It was back on May 1, when John D. Lee first noticed the dead grass in his back yard on Wood Avenue.
The brown and brittle grass circled a 50-year-old maple tree that stands just behind his house.
In the days and week that followed, the dead patch has grown to cover almost his entire back yard and, following a slight slope, spread to his side yard toward the street.
He was puzzled and more than a little concerned.
It looked to him as if someone had intentionally poured or accidentally spilled some type of chemical around the tree. Heavy rains have since spread the substance to the rest of his yard.
“We don’t know what it is. My biggest concern right now is to know whether it is dangerous or not,” he said this week. “We have family who come to visit and grandchildren. I don’t know what killed the grass. I don’t want the kids playing back there.”
Mr. Lee sought some advice.
He contacted arborist Peter M. Childs of Childs Arborists Inc. in Sandwich, who has more than 30 years of experience working in this field.
From his initial telephone conversation, Mr. Childs said he thought Mr. Lee might be exaggerating about the problem.
“I figured it was going to be nothing. But when I got there and saw it, I was astounded,” Mr. Childs said.

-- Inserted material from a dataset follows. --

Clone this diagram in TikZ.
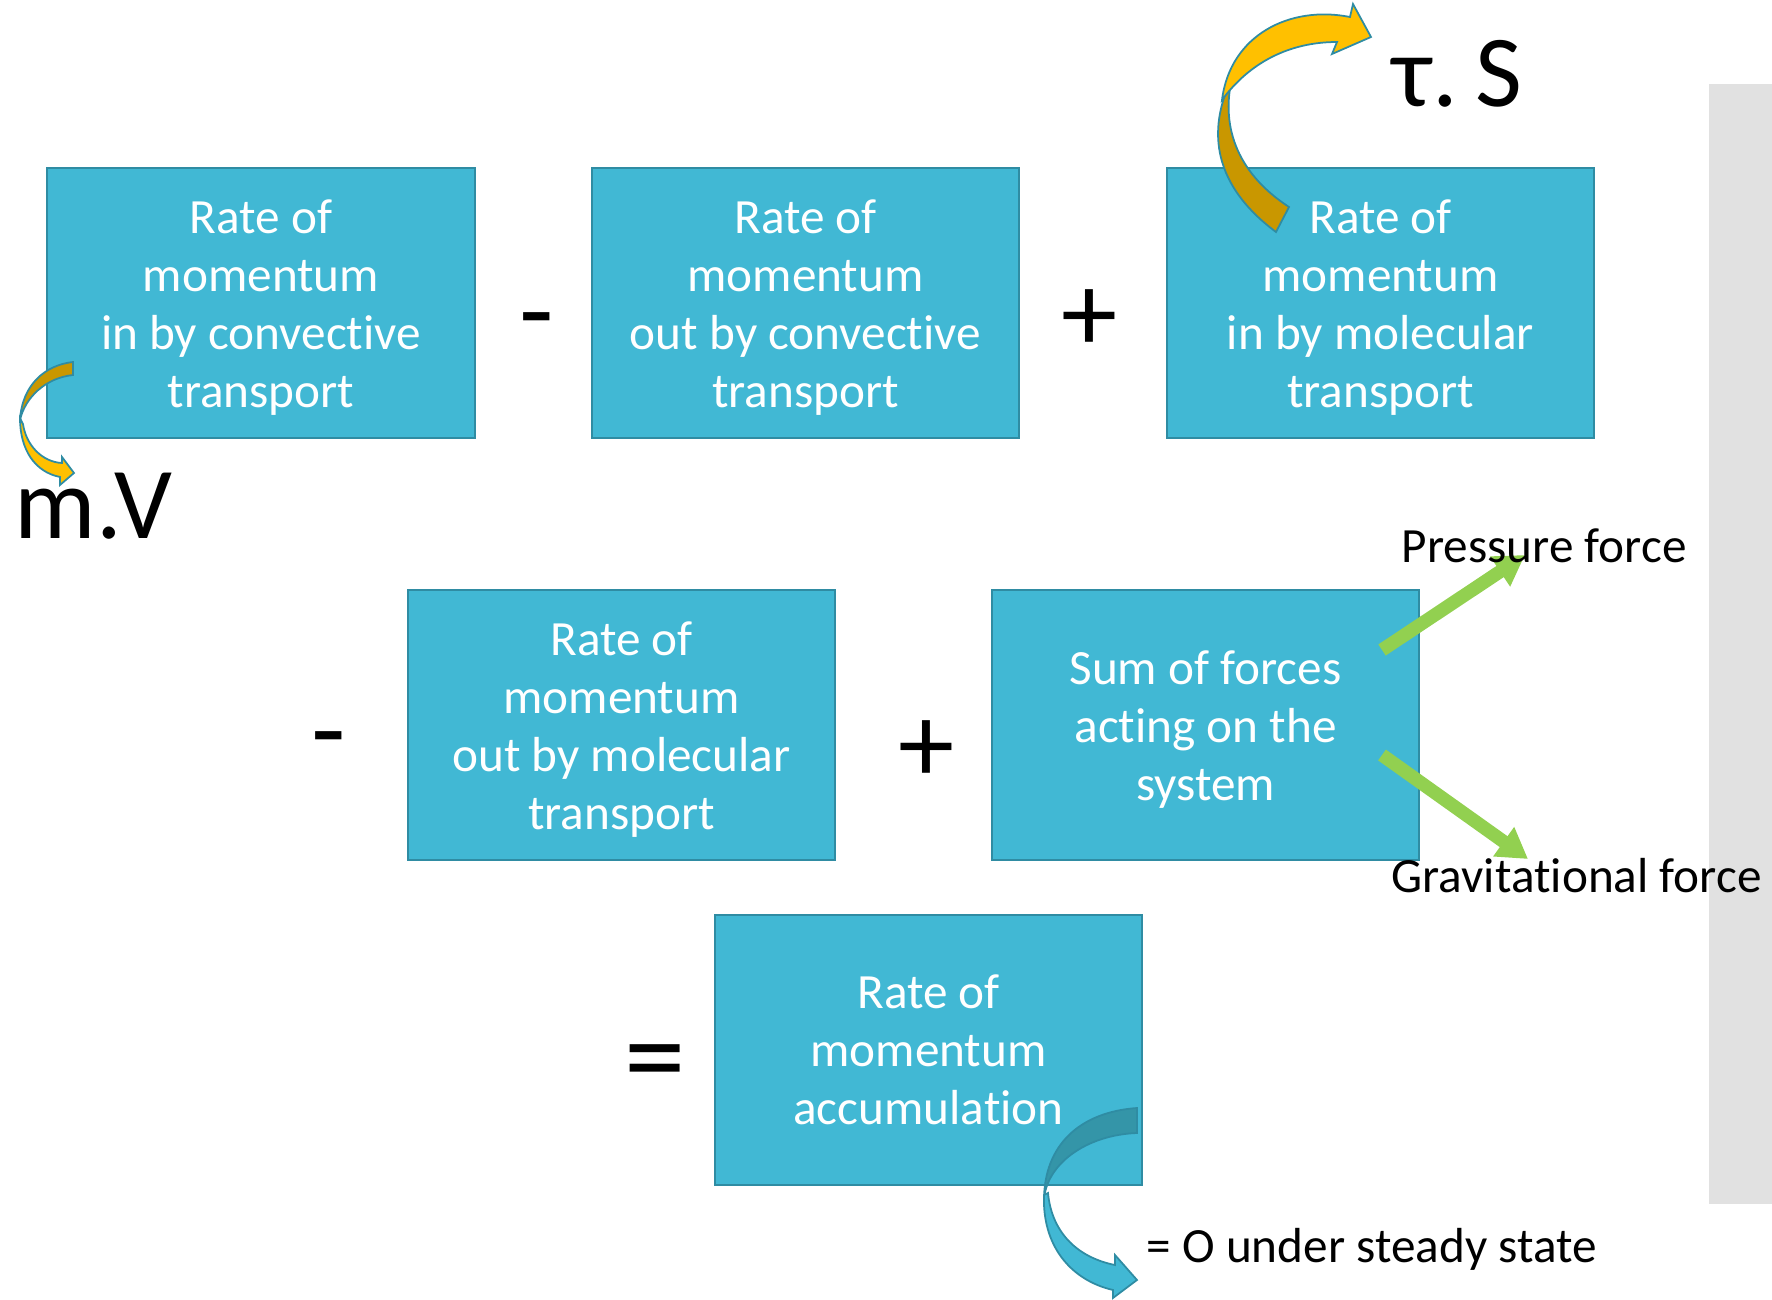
\documentclass[tikz,border=0pt]{standalone}
\usepackage{fontspec}
\setmainfont{Carlito}[Ligatures=NoCommon]
\usetikzlibrary{arrows.meta}
\definecolor{boxfill}{HTML}{41B8D4}
\definecolor{boxline}{HTML}{2F8CA3}
\definecolor{goldlight}{HTML}{FFC000}
\definecolor{golddark}{HTML}{C99700}
\definecolor{tealdark}{HTML}{3495A8}
\definecolor{forcegreen}{HTML}{92D050}
\definecolor{panel}{HTML}{E1E1E1}
\newcommand{\topgap}{\rule{0pt}{12pt}}

\begin{document}
\begin{tikzpicture}[x=0.01cm,y=-0.01cm,
    box/.style={draw=boxline,line width=0.6pt,fill=boxfill,text=white,minimum width=4.27cm,minimum height=2.7cm,inner sep=0pt,align=center,font=\fontsize{14}{16.5}\selectfont},
    sign/.style={anchor=base,inner sep=0pt,font=\fontsize{32}{36}\selectfont},
    big/.style={anchor=base west,inner sep=0pt,font=\fontsize{29}{32}\selectfont},
    lbl/.style={anchor=base west,inner sep=0pt,font=\fontsize{14}{16}\selectfont},
    force/.style={draw=forcegreen,line width=3.8pt,-{Triangle[length=8.5pt,width=9.7pt]}},
    curl/.style={draw=boxline,line width=0.5pt}]
            \useasboundingbox (0,0) rectangle (1772,1300);
            \fill[panel] (1709,84) rectangle (1772,1204);
            \node[box] (b1) at (261,303) {\topgap Rate of\\momentum\\in by convective\\transport};
            \node[box] (b2) at (805.5,303) {\topgap Rate of\\momentum\\out by convective\\transport};
            \node[box] (b3) at (1380.5,303) {\topgap Rate of\\momentum\\in by molecular\\transport};
            \node[box] (b4) at (621.5,725) {\topgap Rate of\\momentum\\out by molecular\\transport};
            \node[box] (b5) at (1205.5,725) {\topgap Sum of forces\\acting on the\\system};
            \node[box] (b6) at (928.5,1050) {Rate of\\momentum\\accumulation};
            \node[sign] (op1) at (537,348) {-};
            \node[sign] (op2) at (1090,351) {+};
            \node[sign] (op3) at (329,767) {-};
            \node[sign] (op4) at (927,782) {+};
            \node[sign,font=\fontsize{35}{40}\selectfont] (op5) at (655,1097) {=};
            \filldraw[curl,fill=golddark] (1276,232) .. controls (1222,192) and (1202,140) .. (1232,78) .. controls (1220,130) and (1240,175) .. (1289,207) -- cycle;
            \filldraw[curl,fill=goldlight] (1222,100) .. controls (1230,35) and (1290,5) .. (1350,17) -- (1353,4) -- (1371,37) -- (1332,54) -- (1337,42) .. controls (1290,42) and (1250,62) .. (1222,100) -- cycle;
            \filldraw[curl,fill=golddark] (73,362) .. controls (45,365) and (22,385) .. (20,420) .. controls (25,398) and (45,378) .. (73,375) -- cycle;
            \filldraw[curl,fill=goldlight] (20,418) .. controls (20,450) and (35,472) .. (60,477) -- (60,485) -- (74,473) -- (62,457) -- (62,463) .. controls (42,462) and (26,445) .. (23,424) -- cycle;
            \filldraw[curl,fill=tealdark] (1137,1108) .. controls (1080,1112) and (1044,1145) .. (1044,1200) .. controls (1046,1165) and (1085,1135) .. (1137,1133) -- cycle;
            \filldraw[curl,fill=boxfill] (1044,1195) .. controls (1042,1245) and (1070,1280) .. (1113,1290) -- (1113,1298) -- (1137,1280) -- (1115,1255) -- (1115,1265) .. controls (1080,1258) and (1052,1235) .. (1048,1193) -- cycle;
            \coordinate (p0) at (1382,650);
            \coordinate (p1) at (1525,555);
            \coordinate (g0) at (1382,755);
            \coordinate (g1) at (1528,859);
            \draw[force] (p0) -- (p1);
            \draw[force] (g0) -- (g1);
            \node[big] (tau) at (1392,107) {τ.\kern5pt S};
            \node[big] (mv) at (14,538) {m.V};
            \node[lbl] (pf) at (1401,562) {Pressure force};
            \node[lbl] (gf) at (1391,892) {Gravitational force};
            \node[lbl] (ss) at (1146,1262) {= O under steady state};
        \end{tikzpicture}
\end{document}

“It’s pretty evident that something happened in that area [around the tree]. Something was either spilled or sprayed,” Mr. Childs said.
Sandwich Health Agent David B. Mason, who has also inspected Mr. Lee’s property, agrees with Mr. Childs’s assessment.
“It’s obvious that something was done there. It looks like someone may have put some kind of chemical down,” he said.
Mr. Childs noted that the problem has definitely gotten worse since the first time he visited the site.
“I have seen lawns mistakenly poisoned and that definitely kills the lawn,” he said “But it doesn’t get worse with each rain.”
Mr. Mason said weed killer could have this effect on a lawn. But Mr. Lee said no one to his knowledge has used weed killer in his yard.
Mr. Childs said the soil could be sent to a private lab for testing, but that could get expensive. He explained that when a lab tests a soil sample, the lab wants to know the specific chemical it is testing for. He said since Mr. Lee does not know what chemical may be to blame for this problem, he cannot provide the lab with those specifics.
Mr. Lee turned to the town’s health department, hoping that it could assist with sending the soil out for testing.
But, Mr. Mason said, because this issue concerns private property, the town is not responsible for determining what that chemical is.
“Technically, it is Mr. Lee’s responsibility,” Mr. Mason said.
He said it could cost several thousands of dollars to conduct tests to determine the chemical that is causing the problem.
“We just don’t have that kind of money. It’s like looking for a needle in a haystack,” Mr. Mason said.
Mr. Mason empathized with Mr. Lee’s situation and agreed that it is probably not safe to let children or pets play on the lawn until some determination has been made about what may have gotten into the ground.
“Not knowing what the chemical is, I would have to take the path of caution,” Mr. Mason said.
Mr. Lee is now making a public plea to anyone in the community who may have information about anything being poured on his lawn in the days leading up to May 1. He is asking them to provide that information, even anonymously, to him or the police department.
“I just want to know if it is safe for my grandchildren to play on the lawn,” he said.